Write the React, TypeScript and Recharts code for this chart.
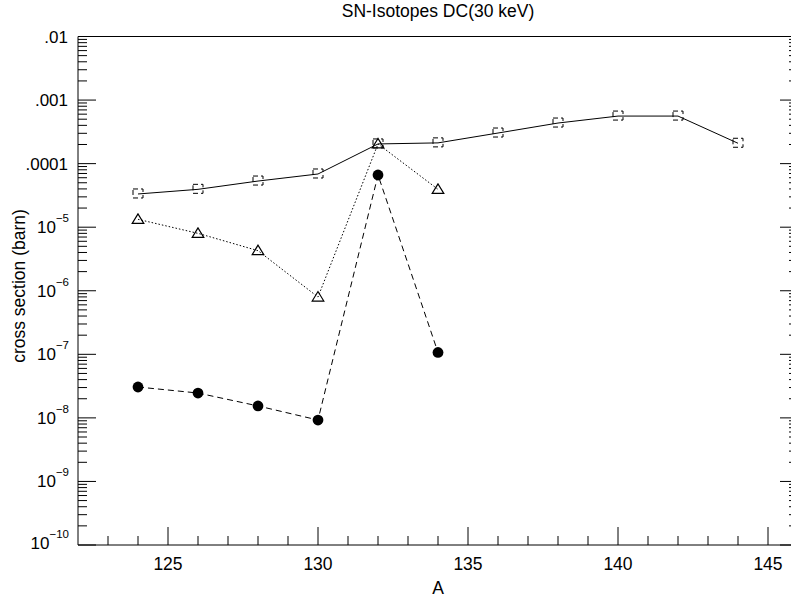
import React from 'react';
import { LineChart, Line, XAxis, YAxis } from 'recharts';

// Mass numbers (A) for each series
const squareA = [124, 126, 128, 130, 132, 134, 136, 138, 140, 142, 144];
const triangleA = [124, 126, 128, 130, 132, 134];
const circleA = [124, 126, 128, 130, 132, 134];

// Cross sections (barn)
const squareValues = [3.33e-5, 3.94e-5, 5.32e-5, 6.87e-5, 2.04e-4, 2.12e-4, 3.03e-4, 4.35e-4, 5.6e-4, 5.6e-4, 2.09e-4];
const triangleValues = [1.33e-5, 8.0e-6, 4.27e-6, 7.96e-7, 2.04e-4, 3.94e-5];
const circleValues = [3.06e-8, 2.46e-8, 1.54e-8, 9.25e-9, 6.62e-5, 1.07e-7];

// Axis ticks
const xTicks = [123, 124, 125, 126, 127, 128, 129, 130, 131, 132, 133, 134, 135, 136, 137, 138, 139, 140, 141, 142, 143, 144, 145];
const xMajorTicks = [125, 130, 135, 140, 145];
const yDecades = [-10, -9, -8, -7, -6, -5, -4, -3, -2];
const yMinorFactors = [2, 3, 4, 5, 6, 7, 8, 9];
const yTicks: number[] = [];
yDecades.forEach((e) => {
  yTicks.push(Math.pow(10, e));
  if (e < -2) yMinorFactors.forEach((k) => yTicks.push(k * Math.pow(10, e)));
});
const yPlainLabels: Record<number, string> = { [-2]: '.01', [-3]: '.001', [-4]: '.0001' };

const squareData = squareA.map((a, i) => ({ A: a, v: squareValues[i] }));
const triangleData = triangleA.map((a, i) => ({ A: a, v: triangleValues[i] }));
const circleData = circleA.map((a, i) => ({ A: a, v: circleValues[i] }));

const FONT = '"Liberation Sans", Arial, Helvetica, sans-serif';
const MAJOR = 18;
const MINOR = 9;

const decadeOf = (v: number) => {
  const e = Math.round(Math.log10(v));
  const major = Math.abs(v - Math.pow(10, e)) / v < 1e-6;
  return { e, major };
};

const YTickLeft = (props: any) => {
  const { x, y, payload } = props;
  const { e, major } = decadeOf(payload.value);
  const len = major ? MAJOR : MINOR;
  return (
    <g>
      <line x1={x} y1={y} x2={x + len} y2={y} stroke="#000" strokeWidth={1} />
      {major && yPlainLabels[e] !== undefined && (
        <text x={x - 10} y={y + 6} textAnchor="end" fontSize={17} fontFamily={FONT} fill="#000">
          {yPlainLabels[e]}
        </text>
      )}
      {major && yPlainLabels[e] === undefined && (
        <text x={x - 9} y={y + (e === -10 ? 4 : 6)} textAnchor="end" fontSize={17} fontFamily={FONT} fill="#000">
          10
          <tspan dy={-11} fontSize={11.5}>{`\u2212${-e}`}</tspan>
        </text>
      )}
    </g>
  );
};

const YTickRight = (props: any) => {
  const { x, y, payload } = props;
  const { major } = decadeOf(payload.value);
  const len = major ? MAJOR : MINOR;
  return <line x1={x - len} y1={y} x2={x} y2={y} stroke="#000" strokeWidth={1} />;
};

const XTickBottom = (props: any) => {
  const { x, y, payload } = props;
  const major = xMajorTicks.includes(payload.value);
  const len = major ? MAJOR : MINOR;
  return (
    <g>
      <line x1={x} y1={y} x2={x} y2={y - len} stroke="#000" strokeWidth={1} />
      {major && (
        <text x={x} y={y + 25} textAnchor="middle" fontSize={17.5} fontFamily={FONT} fill="#000">
          {payload.value}
        </text>
      )}
    </g>
  );
};

const XTickTop = (props: any) => {
  const { x, y, payload } = props;
  const major = xMajorTicks.includes(payload.value);
  const len = major ? MAJOR : MINOR;
  return <line x1={x} y1={y} x2={x} y2={y + len} stroke="#000" strokeWidth={1} />;
};

const SquareDot = (p: any) => {
  if (p.cx == null || p.cy == null) return <g key={p.index} />;
  return (
    <rect
      key={p.index}
      x={p.cx - 5}
      y={p.cy - 5}
      width={10}
      height={9}
      fill="none"
      stroke="#000"
      strokeWidth={1}
      strokeDasharray="5 3"
    />
  );
};

const TriangleDot = (p: any) => {
  if (p.cx == null || p.cy == null) return <g key={p.index} />;
  const { cx, cy } = p;
  return (
    <polygon
      key={p.index}
      points={`${cx},${cy - 5.5} ${cx - 5.8},${cy + 4} ${cx + 5.8},${cy + 4}`}
      fill="none"
      stroke="#000"
      strokeWidth={1.2}
    />
  );
};

const CircleDot = (p: any) => {
  if (p.cx == null || p.cy == null) return <g key={p.index} />;
  return <circle key={p.index} cx={p.cx} cy={p.cy} r={5.4} fill="#000" stroke="none" />;
};

export default function App() {
  const axisLine = { stroke: '#000', strokeWidth: 1 };
  return (
    <div style={{ position: 'absolute', left: 0, top: 0, width: 791, height: 601, overflow: 'hidden', background: '#fff' }}>
      <LineChart width={810} height={601} margin={{ top: 26.5, right: 2, left: 38, bottom: 26 }}>
        <XAxis
          dataKey="A"
          type="number"
          domain={[122, 146]}
          allowDataOverflow
          ticks={xTicks}
          interval={0}
          height={30}
          tickSize={0}
          tickMargin={0}
          axisLine={axisLine}
          tickLine={false}
          tick={<XTickBottom />}
        />
        <XAxis
          xAxisId="top"
          orientation="top"
          type="number"
          domain={[122, 146]}
          allowDataOverflow
          ticks={xTicks}
          interval={0}
          height={10}
          tickSize={0}
          tickMargin={0}
          axisLine={axisLine}
          tickLine={false}
          tick={<XTickTop />}
        />
        <YAxis
          type="number"
          scale="log"
          domain={[1e-10, 1e-2]}
          allowDataOverflow
          ticks={yTicks}
          interval={0}
          width={40}
          tickSize={0}
          tickMargin={0}
          axisLine={axisLine}
          tickLine={false}
          tick={<YTickLeft />}
        />
        <YAxis
          yAxisId="right"
          orientation="right"
          type="number"
          scale="log"
          domain={[1e-10, 1e-2]}
          allowDataOverflow
          ticks={yTicks}
          interval={0}
          width={10}
          tickSize={0}
          tickMargin={0}
          axisLine={axisLine}
          tickLine={false}
          tick={<YTickRight />}
        />
        <Line
          data={squareData}
          dataKey="v"
          type="linear"
          stroke="#000"
          strokeWidth={1}
          dot={SquareDot}
          activeDot={false}
          isAnimationActive={false}
        />
        <Line
          data={triangleData}
          dataKey="v"
          type="linear"
          stroke="#000"
          strokeWidth={1}
          strokeDasharray="1.5 2"
          dot={TriangleDot}
          activeDot={false}
          isAnimationActive={false}
        />
        <Line
          data={circleData}
          dataKey="v"
          type="linear"
          stroke="#000"
          strokeWidth={1}
          strokeDasharray="6 4"
          dot={CircleDot}
          activeDot={false}
          isAnimationActive={false}
        />
        <text x={438} y={17} textAnchor="middle" fontSize={17.5} fontFamily={FONT} fill="#000">
          SN-Isotopes DC(30 keV)
        </text>
        <text x={438} y={594} textAnchor="middle" fontSize={17.5} fontFamily={FONT} fill="#000">
          A
        </text>
        <text
          x={25}
          y={286}
          textAnchor="middle"
          fontSize={17.5}
          fontFamily={FONT}
          fill="#000"
          transform="rotate(-90, 25, 286)"
        >
          cross section (barn)
        </text>
      </LineChart>
    </div>
  );
}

Task statement
Pictures are excluded: retype only the lines from the beginning of the listing above through the line with "const MINOR = 9;", both included.

Output of the task
Write the React, TypeScript and Recharts code for this chart.
import React from 'react';
import { LineChart, Line, XAxis, YAxis } from 'recharts';

// Mass numbers (A) for each series
const squareA = [124, 126, 128, 130, 132, 134, 136, 138, 140, 142, 144];
const triangleA = [124, 126, 128, 130, 132, 134];
const circleA = [124, 126, 128, 130, 132, 134];

// Cross sections (barn)
const squareValues = [3.33e-5, 3.94e-5, 5.32e-5, 6.87e-5, 2.04e-4, 2.12e-4, 3.03e-4, 4.35e-4, 5.6e-4, 5.6e-4, 2.09e-4];
const triangleValues = [1.33e-5, 8.0e-6, 4.27e-6, 7.96e-7, 2.04e-4, 3.94e-5];
const circleValues = [3.06e-8, 2.46e-8, 1.54e-8, 9.25e-9, 6.62e-5, 1.07e-7];

// Axis ticks
const xTicks = [123, 124, 125, 126, 127, 128, 129, 130, 131, 132, 133, 134, 135, 136, 137, 138, 139, 140, 141, 142, 143, 144, 145];
const xMajorTicks = [125, 130, 135, 140, 145];
const yDecades = [-10, -9, -8, -7, -6, -5, -4, -3, -2];
const yMinorFactors = [2, 3, 4, 5, 6, 7, 8, 9];
const yTicks: number[] = [];
yDecades.forEach((e) => {
  yTicks.push(Math.pow(10, e));
  if (e < -2) yMinorFactors.forEach((k) => yTicks.push(k * Math.pow(10, e)));
});
const yPlainLabels: Record<number, string> = { [-2]: '.01', [-3]: '.001', [-4]: '.0001' };

const squareData = squareA.map((a, i) => ({ A: a, v: squareValues[i] }));
const triangleData = triangleA.map((a, i) => ({ A: a, v: triangleValues[i] }));
const circleData = circleA.map((a, i) => ({ A: a, v: circleValues[i] }));

const FONT = '"Liberation Sans", Arial, Helvetica, sans-serif';
const MAJOR = 18;
const MINOR = 9;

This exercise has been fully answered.